Luolong (洛龙镇 (洛龍鎮, Luòlóng Zhèn)) is a town in Daozhen Gelao and Miao Autonomous County, Guizhou, China. As of the 2016 census it had a population of 20,000 and an area of 226.36 km2. There are four ethnic groups living in the town, including Han, Gelao, Miao, Tujia and Yi.

==Administrative division==
As of 2016, the town is divided into five villages and one community:
- Dingshiba Community (丁氏坝社区)
- Luolong (洛龙村)
- Wuyi (五一村)
- Sanyuan (三院村)
- Yingzui (鹰咀村)
- Datang (大塘村)
- Longqiao (龙桥村)

==Geography==
The highest point in the town stands 1964 m above sea level. The lowest point is at 530 m above sea level.
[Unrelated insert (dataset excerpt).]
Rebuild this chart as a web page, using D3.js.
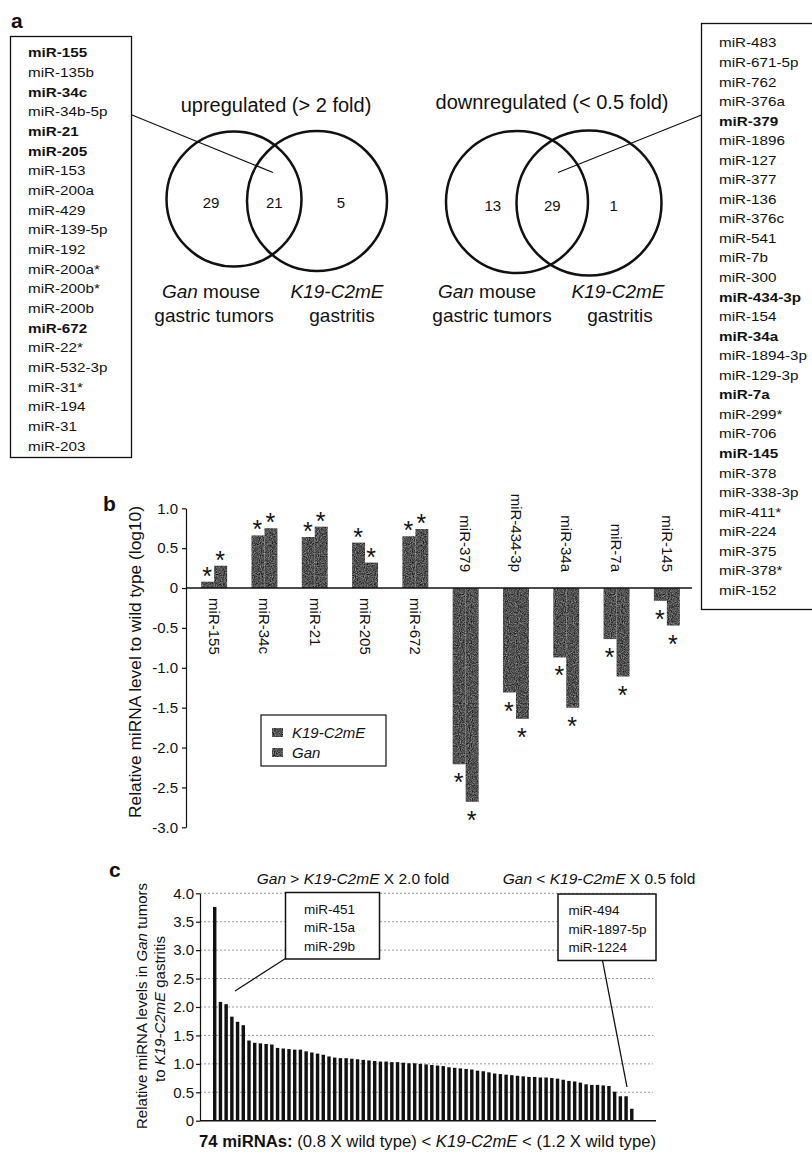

The town is in the subtropical humid monsoon climate, with an average annual temperature of 22 C, total annual rainfall of 1170 mm, and a frost-free period of 240 days.
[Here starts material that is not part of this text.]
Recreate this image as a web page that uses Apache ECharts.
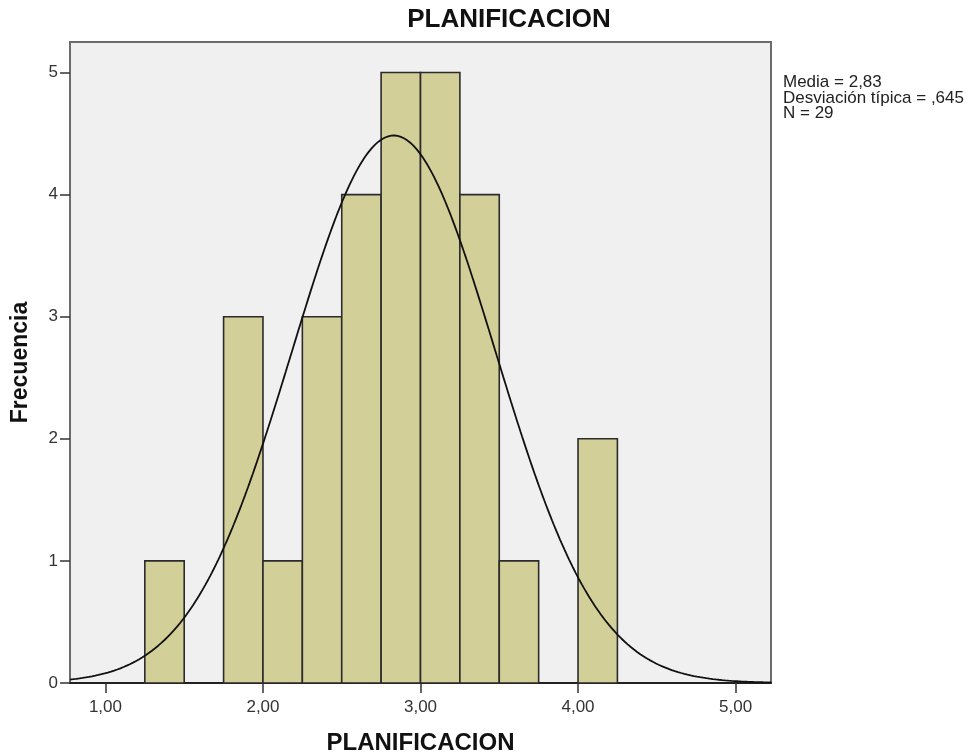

The Luolong River (洛龙河), also known as "Flower Stream" (花溪), flows through the town.

==Economy==
The town's economy is based on nearby mineral resources and agricultural resources. The main mineral resources are iron and coal.

==Tourist attractions==
The Mopanshan Scenic Spot (磨盘山风景区) is a famous scenic spot.

Guanyin Rock (观音岩) is a Buddhist temple in the town, which was originally built in the Yuan dynasty (1271-1368).

Ox Horn Village (牛角寨) is a tourism resort in the town.